In southern Tibet, crustal thickening due to the India-Asia collision has led to the formation of two granite belts. One is located at the southern edge of the accretionary wedge of Tethyan sedimentary rocks, close to the contact with basement gneisses of the Tibetan slab. The other is found within the wedge itself, close to the Kangmar thrust trace. Available ages suggest that the granites appeared first in the southern belt and then in the Kangmar belt. This sequence seems to violate the chronology of thrusting. Another feature of the Himalayas is that melting started only about 20 Ma after the onset of thickening, which is much less than the thermal time constant of thick crust. We give a thermal model, based on the assumption of conductive heat transfer, which explains these features. The model relies on the geometry of a sedimentary accretionary wedge bounded by low-angle thrust faults and on the existence of a thermal conductivity contrast between old basement and young sedimentary rocks. The wedge of sedimentary rocks acts as an insulating cap and its southern edge heats up along the contact with basement rocks. On a horizontal cross-section, there is a temperature maximum along this southern edge, which explains why melting starts there.
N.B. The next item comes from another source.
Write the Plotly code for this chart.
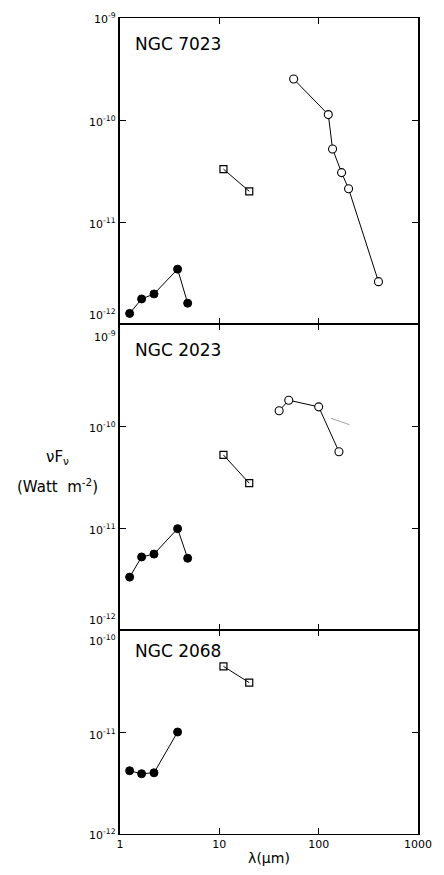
import plotly.graph_objects as go
from plotly.subplots import make_subplots

# ---- data (wavelength in micron, nuF_nu in W m^-2) ----
panel_names = ["NGC 7023", "NGC 2023", "NGC 2068"]

# NGC 7023
n7023_nir_x = [1.25, 1.65, 2.2, 3.8, 4.8]
n7023_nir_y = [1.27e-12, 1.76e-12, 1.97e-12, 3.45e-12, 1.6e-12]
n7023_mir_x = [11, 20]
n7023_mir_y = [3.3e-11, 2.0e-11]
n7023_fir_x = [56, 125, 138, 170, 200, 400]
n7023_fir_y = [2.52e-10, 1.13e-10, 5.2e-11, 3.05e-11, 2.12e-11, 2.6e-12]

# NGC 2023
n2023_nir_x = [1.25, 1.65, 2.2, 3.8, 4.8]
n2023_nir_y = [3.3e-12, 5.2e-12, 5.55e-12, 9.85e-12, 5.05e-12]
n2023_mir_x = [11, 20]
n2023_mir_y = [5.2e-11, 2.75e-11]
n2023_fir_x = [40, 50, 100, 160]
n2023_fir_y = [1.41e-10, 1.79e-10, 1.54e-10, 5.6e-11]
n2023_stray_x = [133, 204]
n2023_stray_y = [1.19e-10, 1.03e-10]

# NGC 2068
n2068_nir_x = [1.25, 1.65, 2.2, 3.8]
n2068_nir_y = [4.17e-12, 3.9e-12, 3.98e-12, 1.0e-11]
n2068_mir_x = [11, 20]
n2068_mir_y = [4.4e-11, 3.05e-11]

x_tick_vals = [1, 10, 100, 1000]
x_tick_text = ["1", "10", "100", "1000"]
y_ranges = [(-12, -9), (-12, -9), (-12, -10)]

FONT = "DejaVu Sans"

fig = make_subplots(rows=3, cols=1, shared_xaxes=True, vertical_spacing=0,
                    row_heights=[3, 3, 2])

def add_series(row, x, y, kind):
    if kind == "nir":
        marker = dict(symbol="circle", size=8, color="black",
                      line=dict(color="black", width=1))
    elif kind == "mir":
        marker = dict(symbol="square-open", size=7, color="black",
                      line=dict(color="black", width=1.2))
    else:
        marker = dict(symbol="circle", size=8, color="white",
                      line=dict(color="black", width=1.1))
    fig.add_trace(go.Scatter(x=x, y=y, mode="lines+markers",
                             line=dict(color="black", width=1),
                             marker=marker, showlegend=False,
                             hoverinfo="skip"), row=row, col=1)

add_series(1, n7023_nir_x, n7023_nir_y, "nir")
add_series(1, n7023_mir_x, n7023_mir_y, "mir")
add_series(1, n7023_fir_x, n7023_fir_y, "fir")
add_series(2, n2023_nir_x, n2023_nir_y, "nir")
add_series(2, n2023_mir_x, n2023_mir_y, "mir")
add_series(2, n2023_fir_x, n2023_fir_y, "fir")
fig.add_trace(go.Scatter(x=n2023_stray_x, y=n2023_stray_y, mode="lines",
                         line=dict(color="#888888", width=0.8),
                         showlegend=False, hoverinfo="skip"), row=2, col=1)
add_series(3, n2068_nir_x, n2068_nir_y, "nir")
add_series(3, n2068_mir_x, n2068_mir_y, "mir")

for r in range(1, 4):
    lo, hi = y_ranges[r - 1]
    fig.update_yaxes(type="log", range=[lo, hi],
                     tickvals=[10.0 ** e for e in range(lo, hi + 1)],
                     showticklabels=False,
                     ticks="inside", ticklen=6, tickwidth=1, tickcolor="black",
                     showline=True, linecolor="black", linewidth=1.5,
                     mirror="ticks", showgrid=False, zeroline=False,
                     row=r, col=1)
    fig.update_xaxes(type="log", range=[0, 3],
                     tickvals=x_tick_vals, ticktext=x_tick_text,
                     showticklabels=(r == 3),
                     ticks="inside", ticklen=6, tickwidth=1, tickcolor="black",
                     showline=True, linecolor="black", linewidth=1.2,
                     mirror="ticks", showgrid=False, zeroline=False,
                     tickfont=dict(family=FONT, size=11, color="black"),
                     row=r, col=1)

fig.update_xaxes(title=dict(text="λ(μm)", font=dict(family=FONT, size=14, color="black"),
                            standoff=2), row=3, col=1)

annotations = []
# y tick labels per panel with shifts at panel boundaries
label_shift = {
    (1, -9): 0, (1, -10): -1, (1, -11): -1, (1, -12): 10,
    (2, -9): -12, (2, -10): -1, (2, -11): -1, (2, -12): 11,
    (3, -10): -10, (3, -11): -2, (3, -12): 0,
}
yrefs = ["y", "y2", "y3"]
for r in range(1, 4):
    lo, hi = y_ranges[r - 1]
    for e in range(lo, hi + 1):
        annotations.append(dict(
            text=f"10<sup>{e}</sup>", xref="paper", x=0, yref=yrefs[r - 1], y=e,
            xanchor="right", yanchor="middle", xshift=-2,
            yshift=label_shift[(r, e)], showarrow=False,
            font=dict(family=FONT, size=11, color="black")))
    annotations.append(dict(
        text=panel_names[r - 1], xref="paper", x=0.045,
        yref=f"{yrefs[r - 1]} domain", y=1, xanchor="left", yanchor="top",
        yshift=-14 if r < 3 else -9, showarrow=False,
        font=dict(family=FONT, size=17, color="black")))

annotations.append(dict(
    text="νF<sub>ν</sub>", xref="paper", x=-0.21,
    yref="paper", y=0.462, xanchor="center", yanchor="middle",
    showarrow=False, font=dict(family=FONT, size=15, color="black")))
annotations.append(dict(
    text="(Watt  m<sup>-2</sup>)", xref="paper", x=-0.21,
    yref="paper", y=0.426, xanchor="center", yanchor="middle",
    showarrow=False, font=dict(family=FONT, size=15, color="black")))

fig.update_layout(width=444, height=875,
                  margin=dict(l=120, r=18, t=18, b=40),
                  paper_bgcolor="white", plot_bgcolor="white",
                  annotations=annotations,
                  font=dict(family=FONT, color="black"))

fig.write_html("out.html", config={"displayModeBar": False},
               post_script="document.body.style.margin='0';"
                           "document.body.style.overflow='hidden';")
The early thermal evolution is sensitive to local conditions and granites first appear in the vicinity of the most radiogenic parts of the basement. The distribution of granites in space and time is seemingly random, reflecting different melting events in different radiogenic environments in the heterogeneous basement. This model predicts a relationship between radioactivity and age which is compatible with available data. The results emphasize that there are large horizontal temperature variations across a thickened region and that granite ages are not related simply to the timing of tectonic phases.